** begin Source excerpt **

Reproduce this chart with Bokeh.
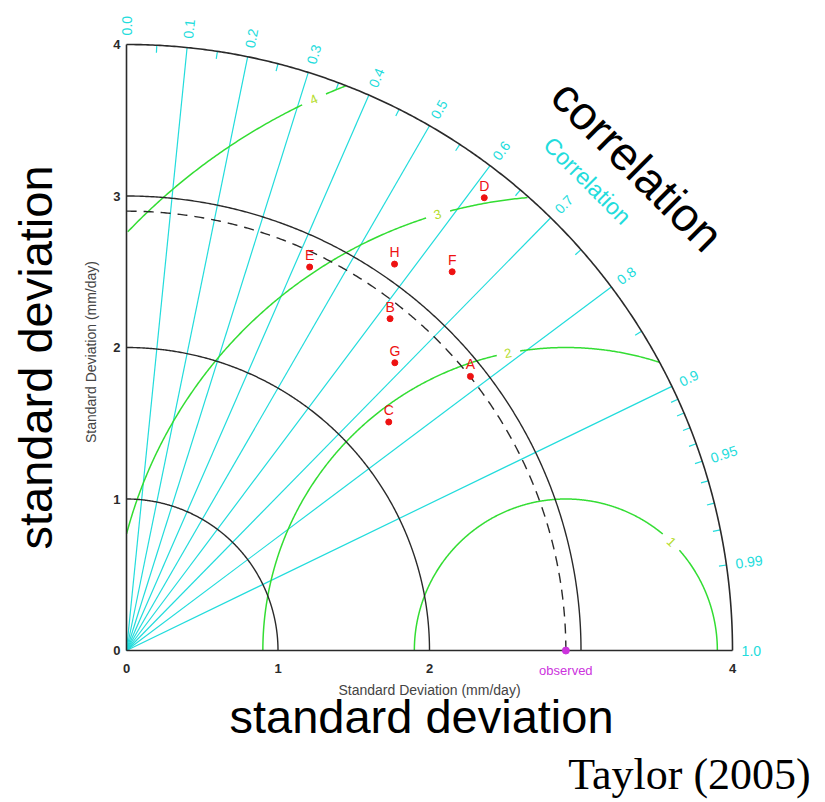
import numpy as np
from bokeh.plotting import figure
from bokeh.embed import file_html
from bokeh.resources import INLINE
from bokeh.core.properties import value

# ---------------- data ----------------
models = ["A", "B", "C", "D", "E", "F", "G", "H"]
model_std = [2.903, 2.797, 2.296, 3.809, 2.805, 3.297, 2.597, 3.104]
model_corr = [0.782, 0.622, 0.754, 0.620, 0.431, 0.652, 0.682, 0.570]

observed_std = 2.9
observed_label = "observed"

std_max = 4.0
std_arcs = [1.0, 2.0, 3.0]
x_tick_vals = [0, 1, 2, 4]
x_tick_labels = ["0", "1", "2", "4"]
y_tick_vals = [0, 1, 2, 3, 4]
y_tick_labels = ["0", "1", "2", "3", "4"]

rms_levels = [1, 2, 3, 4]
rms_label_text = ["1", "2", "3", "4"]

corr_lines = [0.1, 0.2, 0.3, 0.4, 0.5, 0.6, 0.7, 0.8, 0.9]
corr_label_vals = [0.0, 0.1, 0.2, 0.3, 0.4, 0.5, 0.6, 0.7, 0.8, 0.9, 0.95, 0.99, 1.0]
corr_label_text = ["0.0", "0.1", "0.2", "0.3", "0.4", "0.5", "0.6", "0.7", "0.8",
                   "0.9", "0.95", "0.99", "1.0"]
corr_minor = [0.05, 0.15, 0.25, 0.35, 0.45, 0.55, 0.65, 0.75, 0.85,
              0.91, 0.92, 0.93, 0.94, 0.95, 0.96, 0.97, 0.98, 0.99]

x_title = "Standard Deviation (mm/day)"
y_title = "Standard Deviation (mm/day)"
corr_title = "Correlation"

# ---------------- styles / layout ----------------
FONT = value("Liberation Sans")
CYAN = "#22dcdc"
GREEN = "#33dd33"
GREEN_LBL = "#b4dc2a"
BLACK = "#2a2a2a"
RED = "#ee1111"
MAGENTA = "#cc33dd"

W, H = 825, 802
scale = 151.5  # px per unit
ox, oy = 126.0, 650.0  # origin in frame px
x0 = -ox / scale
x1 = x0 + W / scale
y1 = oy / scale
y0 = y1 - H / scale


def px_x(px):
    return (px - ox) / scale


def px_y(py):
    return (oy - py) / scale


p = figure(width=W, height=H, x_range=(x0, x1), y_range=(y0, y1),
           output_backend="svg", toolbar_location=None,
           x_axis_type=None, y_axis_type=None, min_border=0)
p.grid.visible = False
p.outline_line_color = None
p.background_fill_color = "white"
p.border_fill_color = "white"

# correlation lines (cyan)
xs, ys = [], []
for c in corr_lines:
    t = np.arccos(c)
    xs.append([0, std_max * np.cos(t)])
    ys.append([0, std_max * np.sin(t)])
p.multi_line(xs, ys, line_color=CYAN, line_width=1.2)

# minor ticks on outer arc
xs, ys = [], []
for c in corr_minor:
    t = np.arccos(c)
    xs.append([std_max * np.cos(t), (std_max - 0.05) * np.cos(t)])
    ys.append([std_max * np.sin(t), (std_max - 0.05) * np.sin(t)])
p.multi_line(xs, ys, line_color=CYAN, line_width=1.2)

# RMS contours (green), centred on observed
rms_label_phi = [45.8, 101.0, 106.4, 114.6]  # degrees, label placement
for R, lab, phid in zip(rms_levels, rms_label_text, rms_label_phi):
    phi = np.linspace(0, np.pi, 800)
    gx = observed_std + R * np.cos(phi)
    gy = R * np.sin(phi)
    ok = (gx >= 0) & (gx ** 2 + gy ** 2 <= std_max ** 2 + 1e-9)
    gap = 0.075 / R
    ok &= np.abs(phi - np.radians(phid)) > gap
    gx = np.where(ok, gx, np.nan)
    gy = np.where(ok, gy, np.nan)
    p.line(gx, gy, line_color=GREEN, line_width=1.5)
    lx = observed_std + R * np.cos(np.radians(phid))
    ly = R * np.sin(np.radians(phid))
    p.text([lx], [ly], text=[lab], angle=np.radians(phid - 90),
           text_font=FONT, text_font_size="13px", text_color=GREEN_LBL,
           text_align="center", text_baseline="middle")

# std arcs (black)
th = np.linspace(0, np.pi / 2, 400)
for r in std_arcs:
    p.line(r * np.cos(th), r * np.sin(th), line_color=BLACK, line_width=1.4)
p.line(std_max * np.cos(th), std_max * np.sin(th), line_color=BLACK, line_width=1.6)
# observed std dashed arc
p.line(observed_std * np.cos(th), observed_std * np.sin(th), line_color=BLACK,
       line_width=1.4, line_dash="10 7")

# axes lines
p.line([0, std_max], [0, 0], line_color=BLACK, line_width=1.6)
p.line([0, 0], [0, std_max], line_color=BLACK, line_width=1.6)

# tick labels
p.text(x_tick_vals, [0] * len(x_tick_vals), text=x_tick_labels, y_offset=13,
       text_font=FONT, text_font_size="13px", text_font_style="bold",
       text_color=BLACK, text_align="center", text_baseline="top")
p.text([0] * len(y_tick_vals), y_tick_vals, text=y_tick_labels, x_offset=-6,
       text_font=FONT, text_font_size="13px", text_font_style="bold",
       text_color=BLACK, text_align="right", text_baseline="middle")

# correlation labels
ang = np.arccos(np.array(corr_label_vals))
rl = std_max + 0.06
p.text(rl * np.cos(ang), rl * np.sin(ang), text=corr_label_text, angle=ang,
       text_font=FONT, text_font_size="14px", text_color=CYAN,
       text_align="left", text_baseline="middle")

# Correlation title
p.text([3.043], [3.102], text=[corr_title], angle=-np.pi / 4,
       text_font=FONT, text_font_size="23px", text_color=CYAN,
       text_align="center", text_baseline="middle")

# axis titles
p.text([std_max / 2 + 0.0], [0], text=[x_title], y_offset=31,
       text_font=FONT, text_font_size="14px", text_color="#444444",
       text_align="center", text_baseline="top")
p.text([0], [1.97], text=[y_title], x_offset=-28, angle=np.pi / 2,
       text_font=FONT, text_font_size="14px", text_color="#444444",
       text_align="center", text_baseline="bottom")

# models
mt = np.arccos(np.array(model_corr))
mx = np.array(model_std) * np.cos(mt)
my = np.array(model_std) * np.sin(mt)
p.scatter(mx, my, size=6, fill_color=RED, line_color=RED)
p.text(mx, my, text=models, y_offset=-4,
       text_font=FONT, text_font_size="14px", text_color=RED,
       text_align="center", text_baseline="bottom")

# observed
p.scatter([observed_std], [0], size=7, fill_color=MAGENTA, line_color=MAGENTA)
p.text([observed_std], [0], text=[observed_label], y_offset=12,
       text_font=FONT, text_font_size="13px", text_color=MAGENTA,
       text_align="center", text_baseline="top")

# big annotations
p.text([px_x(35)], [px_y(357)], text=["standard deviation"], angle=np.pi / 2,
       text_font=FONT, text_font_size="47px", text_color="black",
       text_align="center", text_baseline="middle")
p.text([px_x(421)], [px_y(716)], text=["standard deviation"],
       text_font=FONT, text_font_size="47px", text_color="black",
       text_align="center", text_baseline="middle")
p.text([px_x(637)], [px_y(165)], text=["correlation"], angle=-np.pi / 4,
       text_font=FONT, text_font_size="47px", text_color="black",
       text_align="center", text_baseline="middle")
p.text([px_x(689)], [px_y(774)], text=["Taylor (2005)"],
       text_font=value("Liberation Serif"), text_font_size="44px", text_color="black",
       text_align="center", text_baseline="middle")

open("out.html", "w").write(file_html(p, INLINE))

** end Source excerpt **

▸ Exercise instructions: Without the pictures, retype the whole of the material above exactly.

▸ Result of this task:
Reproduce this chart with Bokeh.
import numpy as np
from bokeh.plotting import figure
from bokeh.embed import file_html
from bokeh.resources import INLINE
from bokeh.core.properties import value

# ---------------- data ----------------
models = ["A", "B", "C", "D", "E", "F", "G", "H"]
model_std = [2.903, 2.797, 2.296, 3.809, 2.805, 3.297, 2.597, 3.104]
model_corr = [0.782, 0.622, 0.754, 0.620, 0.431, 0.652, 0.682, 0.570]

observed_std = 2.9
observed_label = "observed"

std_max = 4.0
std_arcs = [1.0, 2.0, 3.0]
x_tick_vals = [0, 1, 2, 4]
x_tick_labels = ["0", "1", "2", "4"]
y_tick_vals = [0, 1, 2, 3, 4]
y_tick_labels = ["0", "1", "2", "3", "4"]

rms_levels = [1, 2, 3, 4]
rms_label_text = ["1", "2", "3", "4"]

corr_lines = [0.1, 0.2, 0.3, 0.4, 0.5, 0.6, 0.7, 0.8, 0.9]
corr_label_vals = [0.0, 0.1, 0.2, 0.3, 0.4, 0.5, 0.6, 0.7, 0.8, 0.9, 0.95, 0.99, 1.0]
corr_label_text = ["0.0", "0.1", "0.2", "0.3", "0.4", "0.5", "0.6", "0.7", "0.8",
                   "0.9", "0.95", "0.99", "1.0"]
corr_minor = [0.05, 0.15, 0.25, 0.35, 0.45, 0.55, 0.65, 0.75, 0.85,
              0.91, 0.92, 0.93, 0.94, 0.95, 0.96, 0.97, 0.98, 0.99]

x_title = "Standard Deviation (mm/day)"
y_title = "Standard Deviation (mm/day)"
corr_title = "Correlation"

# ---------------- styles / layout ----------------
FONT = value("Liberation Sans")
CYAN = "#22dcdc"
GREEN = "#33dd33"
GREEN_LBL = "#b4dc2a"
BLACK = "#2a2a2a"
RED = "#ee1111"
MAGENTA = "#cc33dd"

W, H = 825, 802
scale = 151.5  # px per unit
ox, oy = 126.0, 650.0  # origin in frame px
x0 = -ox / scale
x1 = x0 + W / scale
y1 = oy / scale
y0 = y1 - H / scale


def px_x(px):
    return (px - ox) / scale


def px_y(py):
    return (oy - py) / scale


p = figure(width=W, height=H, x_range=(x0, x1), y_range=(y0, y1),
           output_backend="svg", toolbar_location=None,
           x_axis_type=None, y_axis_type=None, min_border=0)
p.grid.visible = False
p.outline_line_color = None
p.background_fill_color = "white"
p.border_fill_color = "white"

# correlation lines (cyan)
xs, ys = [], []
for c in corr_lines:
    t = np.arccos(c)
    xs.append([0, std_max * np.cos(t)])
    ys.append([0, std_max * np.sin(t)])
p.multi_line(xs, ys, line_color=CYAN, line_width=1.2)

# minor ticks on outer arc
xs, ys = [], []
for c in corr_minor:
    t = np.arccos(c)
    xs.append([std_max * np.cos(t), (std_max - 0.05) * np.cos(t)])
    ys.append([std_max * np.sin(t), (std_max - 0.05) * np.sin(t)])
p.multi_line(xs, ys, line_color=CYAN, line_width=1.2)

# RMS contours (green), centred on observed
rms_label_phi = [45.8, 101.0, 106.4, 114.6]  # degrees, label placement
for R, lab, phid in zip(rms_levels, rms_label_text, rms_label_phi):
    phi = np.linspace(0, np.pi, 800)
    gx = observed_std + R * np.cos(phi)
    gy = R * np.sin(phi)
    ok = (gx >= 0) & (gx ** 2 + gy ** 2 <= std_max ** 2 + 1e-9)
    gap = 0.075 / R
    ok &= np.abs(phi - np.radians(phid)) > gap
    gx = np.where(ok, gx, np.nan)
    gy = np.where(ok, gy, np.nan)
    p.line(gx, gy, line_color=GREEN, line_width=1.5)
    lx = observed_std + R * np.cos(np.radians(phid))
    ly = R * np.sin(np.radians(phid))
    p.text([lx], [ly], text=[lab], angle=np.radians(phid - 90),
           text_font=FONT, text_font_size="13px", text_color=GREEN_LBL,
           text_align="center", text_baseline="middle")

# std arcs (black)
th = np.linspace(0, np.pi / 2, 400)
for r in std_arcs:
    p.line(r * np.cos(th), r * np.sin(th), line_color=BLACK, line_width=1.4)
p.line(std_max * np.cos(th), std_max * np.sin(th), line_color=BLACK, line_width=1.6)
# observed std dashed arc
p.line(observed_std * np.cos(th), observed_std * np.sin(th), line_color=BLACK,
       line_width=1.4, line_dash="10 7")

# axes lines
p.line([0, std_max], [0, 0], line_color=BLACK, line_width=1.6)
p.line([0, 0], [0, std_max], line_color=BLACK, line_width=1.6)

# tick labels
p.text(x_tick_vals, [0] * len(x_tick_vals), text=x_tick_labels, y_offset=13,
       text_font=FONT, text_font_size="13px", text_font_style="bold",
       text_color=BLACK, text_align="center", text_baseline="top")
p.text([0] * len(y_tick_vals), y_tick_vals, text=y_tick_labels, x_offset=-6,
       text_font=FONT, text_font_size="13px", text_font_style="bold",
       text_color=BLACK, text_align="right", text_baseline="middle")

# correlation labels
ang = np.arccos(np.array(corr_label_vals))
rl = std_max + 0.06
p.text(rl * np.cos(ang), rl * np.sin(ang), text=corr_label_text, angle=ang,
       text_font=FONT, text_font_size="14px", text_color=CYAN,
       text_align="left", text_baseline="middle")

# Correlation title
p.text([3.043], [3.102], text=[corr_title], angle=-np.pi / 4,
       text_font=FONT, text_font_size="23px", text_color=CYAN,
       text_align="center", text_baseline="middle")

# axis titles
p.text([std_max / 2 + 0.0], [0], text=[x_title], y_offset=31,
       text_font=FONT, text_font_size="14px", text_color="#444444",
       text_align="center", text_baseline="top")
p.text([0], [1.97], text=[y_title], x_offset=-28, angle=np.pi / 2,
       text_font=FONT, text_font_size="14px", text_color="#444444",
       text_align="center", text_baseline="bottom")

# models
mt = np.arccos(np.array(model_corr))
mx = np.array(model_std) * np.cos(mt)
my = np.array(model_std) * np.sin(mt)
p.scatter(mx, my, size=6, fill_color=RED, line_color=RED)
p.text(mx, my, text=models, y_offset=-4,
       text_font=FONT, text_font_size="14px", text_color=RED,
       text_align="center", text_baseline="bottom")

# observed
p.scatter([observed_std], [0], size=7, fill_color=MAGENTA, line_color=MAGENTA)
p.text([observed_std], [0], text=[observed_label], y_offset=12,
       text_font=FONT, text_font_size="13px", text_color=MAGENTA,
       text_align="center", text_baseline="top")

# big annotations
p.text([px_x(35)], [px_y(357)], text=["standard deviation"], angle=np.pi / 2,
       text_font=FONT, text_font_size="47px", text_color="black",
       text_align="center", text_baseline="middle")
p.text([px_x(421)], [px_y(716)], text=["standard deviation"],
       text_font=FONT, text_font_size="47px", text_color="black",
       text_align="center", text_baseline="middle")
p.text([px_x(637)], [px_y(165)], text=["correlation"], angle=-np.pi / 4,
       text_font=FONT, text_font_size="47px", text_color="black",
       text_align="center", text_baseline="middle")
p.text([px_x(689)], [px_y(774)], text=["Taylor (2005)"],
       text_font=value("Liberation Serif"), text_font_size="44px", text_color="black",
       text_align="center", text_baseline="middle")

open("out.html", "w").write(file_html(p, INLINE))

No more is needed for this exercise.